Katie Paterson is one of Scotland’s most renowned artists, who looks up to the stars and back down at the earth, considering our relationship to the planet, cosmos, and deep time. Born in Glasgow in 1981 and studying at Edinburgh College of Art and The Slade School of Art, Paterson has featured in exhibitions worldwide, including Kettle’s Yard, Turner Contemporary, and BAWAG Contemporary. Paterson collaborates with scientists and produces in-depth research to create works that bridge the gap between science and contemporary art.

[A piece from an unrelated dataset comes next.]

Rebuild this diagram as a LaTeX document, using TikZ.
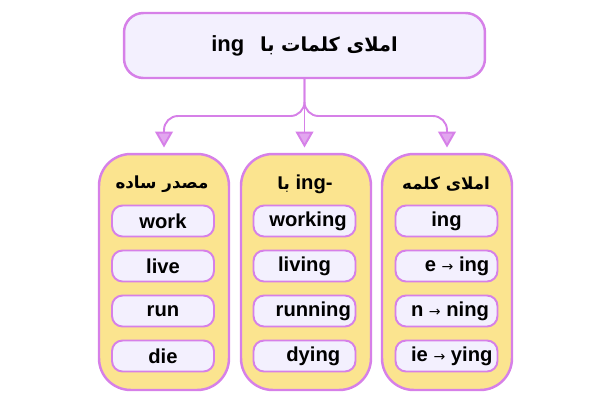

‘Requiem’ turns its attention to geological time. The exhibition’s interpretative text emphasises that Paterson is not only a climate scientist who produces artwork but that she is heavily influenced by a ‘Romantic sensibility’ – i.e. an emotive rather than empirical attitude towards nature. Indeed one could see a 19th Century poet pleased by this exhibition, which prompts a philosophical outlook on our relationship with the universe rather than a purely scientific one.
‘Requiem’, the exhibition’s focus, comprises an urn filled with dust from before the Earth existed, all the way to the present day. Exhibition-goers and community groups can participate by pouring the dust of each of the 370 vials into the urn. The vials are positioned onto a shelf circumferencing the gallery, offering a visual representation of deep time and geological history that invites viewers to consider their small place within it. A publication accompanies this particular work, with commentary on each of the 370 different powders by the chair of the Anthropocene Working Group: Jan Zalasiewicz. From an Ancestral Pueblo pottery shard, one powder contemplates the disappearance of The Ancestral Puebloans. Another looks at early Triassic fish that thrived when other species couldn’t. The depth of research placed into each of these points in time creates compelling works that imitate short stories.
‘Evergreen’, a work on the gallery’s top floor, embroiders extinct plants onto silk. Each thread is an articulation of death and incriminates the helpless viewer. Time is visualised again by ‘Endling’, a circular painting which grounds its pigments from the dust of 5 billion years ago to the trees that survived Hiroshima. The clock face of the painting and its accompanying diagram prompts the viewer to consider geological time in terms of our daily understanding of time. Each day, Paterson suggests, represents a singular tick of the geological clock.
Other works include ‘To Burn, Forest, Fire’, which uses incense to help the viewer scent Earth’s first and last forests, while ‘The Moment’ uses an hourglass filled with stardust to visualise further the ticking of the geological clock. The greatest success of the exhibition is its ability to attend to a huge scope of history and make it accessible and consumable to an eager audience. However, this does not diminish its melancholy; as Paterson notes: ‘It is an elegy to a disappearing world. A lament.’